The exhibition has a speculative focus, taking emerging technologies and new materials as a source for hypothetical and idiosyncratic designs which aim to ask questions rather than provide answers. This ambition is reflected curatorially, with each project framed by a question. These are listed on this Science Gallery web-page, and are also present in the exhibition space, with the texts laser-cut from plastic, and running around the edges of the installations.

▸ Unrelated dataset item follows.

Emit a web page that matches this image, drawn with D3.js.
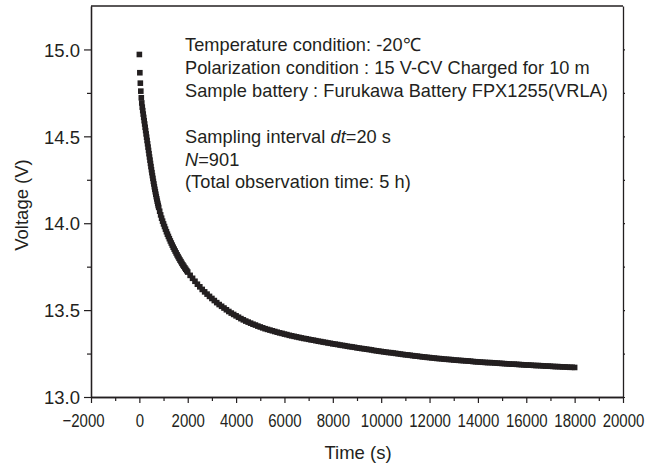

There are some projects here that originated in Material Beliefs, including Soares’ Vegitarian Tooth and Auger, Loizeau and Zivanovic’s Carnivorous Domestic Entertainment Robots. Biojewellery is there, which I collaborated on with Nikki Stott and Ian Thompson, as well as Caccavales’ Utility Pets, which are relatively old projects compared to Thomas Thwaites Toaster Project or Zoe Papadopoulou and Cathrine Kramer’s Cloud Project which both featured in the 2009 Royal College of Art graduation show. Indeed WHAT IF… could be seen as a retrospective of speculative design’s association with science, albeit a family of such work, rather than a thematic survey. For – with the exception of Mathieu Lehanneur’s Local River – all these projects are the work of staff and former students of Design Interaction department at the RCA.

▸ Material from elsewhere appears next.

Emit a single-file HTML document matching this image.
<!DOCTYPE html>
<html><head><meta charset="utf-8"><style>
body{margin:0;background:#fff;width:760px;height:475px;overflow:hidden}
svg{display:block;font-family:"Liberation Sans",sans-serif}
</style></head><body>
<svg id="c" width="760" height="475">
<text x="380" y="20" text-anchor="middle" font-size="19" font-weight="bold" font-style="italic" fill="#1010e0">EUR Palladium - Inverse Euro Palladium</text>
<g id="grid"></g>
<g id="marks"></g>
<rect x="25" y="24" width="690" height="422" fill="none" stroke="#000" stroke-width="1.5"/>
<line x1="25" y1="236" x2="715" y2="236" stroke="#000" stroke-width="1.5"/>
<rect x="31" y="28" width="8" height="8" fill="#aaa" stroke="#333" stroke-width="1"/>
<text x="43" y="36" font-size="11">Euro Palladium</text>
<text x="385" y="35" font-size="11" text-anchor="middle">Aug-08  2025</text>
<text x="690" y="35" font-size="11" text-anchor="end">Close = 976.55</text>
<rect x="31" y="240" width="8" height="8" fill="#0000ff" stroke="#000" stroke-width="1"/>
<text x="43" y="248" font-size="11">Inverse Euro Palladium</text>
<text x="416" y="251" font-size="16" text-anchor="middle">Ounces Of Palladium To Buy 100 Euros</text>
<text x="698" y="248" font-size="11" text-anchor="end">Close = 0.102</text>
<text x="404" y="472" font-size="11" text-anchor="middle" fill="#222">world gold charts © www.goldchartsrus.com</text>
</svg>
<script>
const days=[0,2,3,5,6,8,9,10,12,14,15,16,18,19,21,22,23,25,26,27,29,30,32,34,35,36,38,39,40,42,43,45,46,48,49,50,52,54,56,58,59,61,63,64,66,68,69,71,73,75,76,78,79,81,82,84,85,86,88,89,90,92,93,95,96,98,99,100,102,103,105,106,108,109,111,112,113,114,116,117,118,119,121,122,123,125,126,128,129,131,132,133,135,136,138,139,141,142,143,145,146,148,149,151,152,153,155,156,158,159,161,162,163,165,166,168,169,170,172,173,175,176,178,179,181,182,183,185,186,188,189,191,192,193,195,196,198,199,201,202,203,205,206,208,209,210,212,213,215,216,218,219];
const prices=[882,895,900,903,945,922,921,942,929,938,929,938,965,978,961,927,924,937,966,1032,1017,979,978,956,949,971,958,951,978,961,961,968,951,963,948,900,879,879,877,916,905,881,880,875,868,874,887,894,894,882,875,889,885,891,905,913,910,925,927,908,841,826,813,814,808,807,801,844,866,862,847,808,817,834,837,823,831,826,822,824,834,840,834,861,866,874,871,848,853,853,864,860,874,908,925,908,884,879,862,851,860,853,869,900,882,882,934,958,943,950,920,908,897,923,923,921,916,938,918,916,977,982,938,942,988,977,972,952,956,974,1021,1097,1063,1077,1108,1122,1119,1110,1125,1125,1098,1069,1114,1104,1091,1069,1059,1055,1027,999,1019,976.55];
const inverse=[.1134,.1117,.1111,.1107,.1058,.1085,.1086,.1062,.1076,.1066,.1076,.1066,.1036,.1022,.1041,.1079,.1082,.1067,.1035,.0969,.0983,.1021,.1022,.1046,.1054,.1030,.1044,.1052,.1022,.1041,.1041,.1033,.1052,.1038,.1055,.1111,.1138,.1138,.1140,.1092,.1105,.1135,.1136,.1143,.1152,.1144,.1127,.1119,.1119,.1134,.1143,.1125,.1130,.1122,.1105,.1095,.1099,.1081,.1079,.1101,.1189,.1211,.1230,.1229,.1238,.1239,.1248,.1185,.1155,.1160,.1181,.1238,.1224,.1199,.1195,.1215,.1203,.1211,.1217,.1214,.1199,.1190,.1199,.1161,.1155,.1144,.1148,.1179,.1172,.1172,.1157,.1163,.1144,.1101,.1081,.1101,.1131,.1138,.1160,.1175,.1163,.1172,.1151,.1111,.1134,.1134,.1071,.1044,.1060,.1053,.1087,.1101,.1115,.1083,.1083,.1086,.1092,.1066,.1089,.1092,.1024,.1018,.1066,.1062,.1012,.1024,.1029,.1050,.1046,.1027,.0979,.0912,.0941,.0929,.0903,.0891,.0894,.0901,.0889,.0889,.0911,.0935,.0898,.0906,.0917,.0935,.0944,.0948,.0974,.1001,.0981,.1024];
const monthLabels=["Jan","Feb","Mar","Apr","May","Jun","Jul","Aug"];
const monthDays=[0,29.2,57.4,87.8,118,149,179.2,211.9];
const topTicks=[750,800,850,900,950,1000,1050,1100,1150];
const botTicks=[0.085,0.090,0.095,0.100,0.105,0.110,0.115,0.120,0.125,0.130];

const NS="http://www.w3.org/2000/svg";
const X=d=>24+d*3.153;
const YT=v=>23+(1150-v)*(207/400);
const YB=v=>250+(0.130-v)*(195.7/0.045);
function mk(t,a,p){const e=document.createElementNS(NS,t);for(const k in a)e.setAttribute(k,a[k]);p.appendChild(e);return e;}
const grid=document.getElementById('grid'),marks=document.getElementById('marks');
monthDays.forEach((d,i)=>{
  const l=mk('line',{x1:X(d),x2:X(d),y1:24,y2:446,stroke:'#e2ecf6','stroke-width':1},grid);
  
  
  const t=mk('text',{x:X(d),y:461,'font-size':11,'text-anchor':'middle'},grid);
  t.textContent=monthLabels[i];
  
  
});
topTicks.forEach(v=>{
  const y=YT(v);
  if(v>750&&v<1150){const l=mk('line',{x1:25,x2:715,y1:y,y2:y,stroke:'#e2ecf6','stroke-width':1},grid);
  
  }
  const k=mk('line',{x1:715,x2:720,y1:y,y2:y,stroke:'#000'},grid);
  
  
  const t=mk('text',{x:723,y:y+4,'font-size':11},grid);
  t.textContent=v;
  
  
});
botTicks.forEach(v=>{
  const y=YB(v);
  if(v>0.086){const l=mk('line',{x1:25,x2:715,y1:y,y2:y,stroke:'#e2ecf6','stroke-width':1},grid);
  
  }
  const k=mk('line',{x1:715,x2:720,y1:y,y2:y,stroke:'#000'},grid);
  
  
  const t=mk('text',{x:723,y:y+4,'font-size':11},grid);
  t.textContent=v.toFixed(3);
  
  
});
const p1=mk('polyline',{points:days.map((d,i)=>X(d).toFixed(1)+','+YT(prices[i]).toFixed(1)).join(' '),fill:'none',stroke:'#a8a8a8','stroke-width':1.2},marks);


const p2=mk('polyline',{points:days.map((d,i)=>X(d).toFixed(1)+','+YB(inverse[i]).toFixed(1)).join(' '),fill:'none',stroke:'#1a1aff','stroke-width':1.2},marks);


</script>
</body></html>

The Science Gallery opened in 2008, a glass segment facing outwards on to Pearse Street on the north-eastern edge of Trinity College campus. The transparency and accessibility of the gallery space perhaps relates to it’s role as an “interface between research and the city“, and I was told that as the Trinity campus expanded and grew, it bricked up the windows on its outer edges, turning its back to the life of the city. To me it seemed that the Science Gallery takes its corrective role seriously, and I’ll mention a couple of details. I was struck by Gorman’s insistence at the opening that the exhibitors should stand with their work, and chat about it with attendees, rather than drift to the bar. There was mention that the Gallery’s demonstrators, who following the hubris of the opening are on hand to discuss the exhibits, could do a better job of this than the designers who made the work. And it was one of those designers who said this.
While I’m continuing to try and assemble my PhD thesis, I tend to give myself a fairly hard time about the claims I make about the way my work ‘opens up’ technology. I have also developed a healthy scepticism about the composition and ambition of the field of public engagement of science and technology, in which I consider my work to sit. I’ll continue to wrestle with my own doubts, and in the meantime it is experiences like WHAT IF…, with its enthusiastic and lovely visitors, staff and exhibitors that cut through these academic troubles.